Conversion FPSOs – those built from tanker hulls – require special consideration. IPA often observes converted FPSOs where the steel replacement work is often dramatically underestimated. This usually results in dramatic cost growth and seriously late delivery. The easiest way to avoid this growth and slip is to inspect the hull of the tanker to be converted prior to project sanction. When the project team fully understands the true scope of the steel replacement work prior to project authorization, they are best positioned to develop accurate cost and schedule estimates for these projects. If engineering definition addresses the scope of what needs to be built, PEP addresses the roles and responsibilities of all of the key participants and lays out the timing and ’choreography’ of all of the activities in designing and assembling the FPSO. The completeness of the PEP can have a significant impact on a project’s cost and schedule results. When done completely, the best array of sequencing, timing, staff, resources, and contracting and procurement strategies is more easily identified and selected. Project risks are also more easily identified and mitigated. Finally, a robust PEP with a detailed execution schedule helps in aligning the project cost and schedule estimates, helping prevent the phenomenon of overly aggressive schedules discussed earlier. FPSO projects that fully develop their project execution plan, as well as their detailed schedule, deliver projects on time. Unsurprisingly, as the level of detail of the PEP erodes, the average schedule slip increases.
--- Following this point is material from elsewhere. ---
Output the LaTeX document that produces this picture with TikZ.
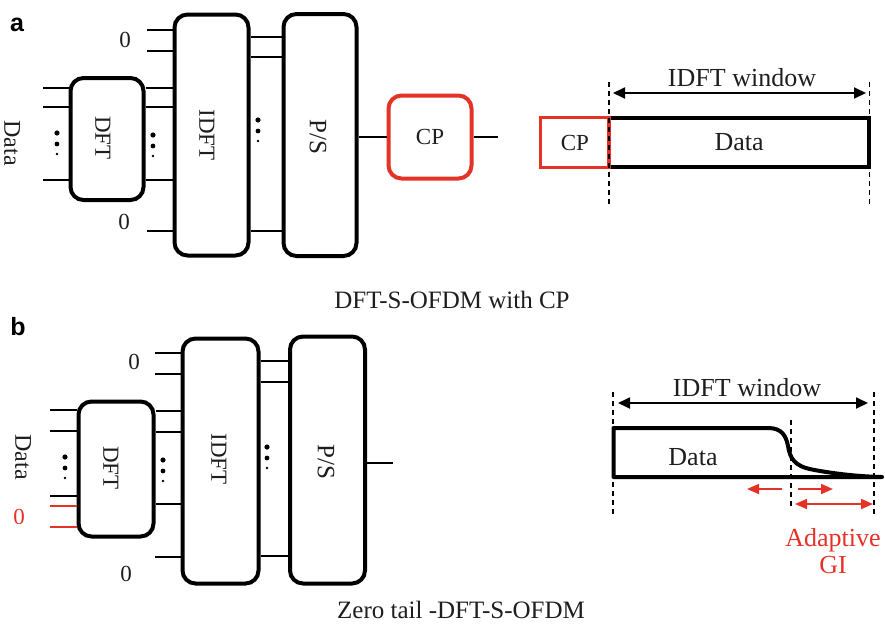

Over 80% of FPSO projects experienced significant cost growth and schedule slip as they attempted to accelerate the project definition stage. As a result, these projects did not have integrated asset teams, very little detail in their PEP and engineering definition, and set very aggressive schedule targets. These formed a veritable “unholy trinity” of project practices. These end results, and the inability of owners to deliver the full value of the project opportunity, is not surprising. In order to deliver an FPSO project on time and on budget, one must resist the desire to accelerate project definition, and allow sufficient time to form an integrated asset team and complete FEL. This is the best way to deliver on the promise of value in an FPSO project.